The psychological dimension: From panic to exhaustion

Market cycles are not just about charts and metrics; they are deeply psychological. The current environment reflects several emotional stages: initial denial as prices start to fall, anger as losses build up, bargaining in the form of “it will bounce soon,” and finally, fear and capitulation when it becomes clear that the market structure has truly shifted.

The concept of “maximum stress” mentioned by analysts refers to a point where most holders who are likely to sell have already done so. At that stage, selling pressure dries up, and even modest demand can start pushing prices higher. Recognizing that shift in real time is difficult, but watching the interplay between fear metrics, on-chain data, and capital flows can provide clues.

How this phase fits into Bitcoin’s broader story

Zooming out, Bitcoin has experienced multiple cycles of boom and bust. Each downturn feels catastrophic in the moment, but historically, these phases have reset valuations, shaken out speculative excess, and allowed for more sustainable growth in subsequent cycles.

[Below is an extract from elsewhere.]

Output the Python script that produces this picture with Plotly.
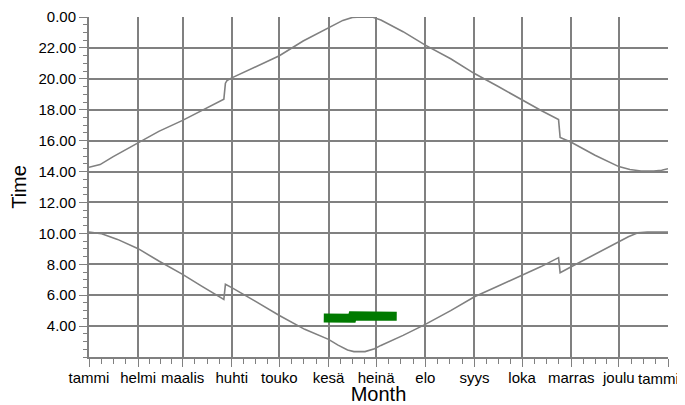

The current combination of a sharp price drop, record-low sentiment, capital flight, and long-term holder selling suggests a classic late-cycle dynamic. Whether this ultimately marks a major macro bottom or just one chapter in a larger corrective phase will depend on how quickly conviction returns, how macroeconomic conditions evolve, and whether new catalysts emerge to reignite demand.

What remains clear is that the data does not simply describe a 5% flash crash. It captures a market wrestling with fear, uncertainty, and shifting conviction – a mix that has historically preceded some of Bitcoin’s most important turning points, but only after the full cycle of stress and capitulation has played out.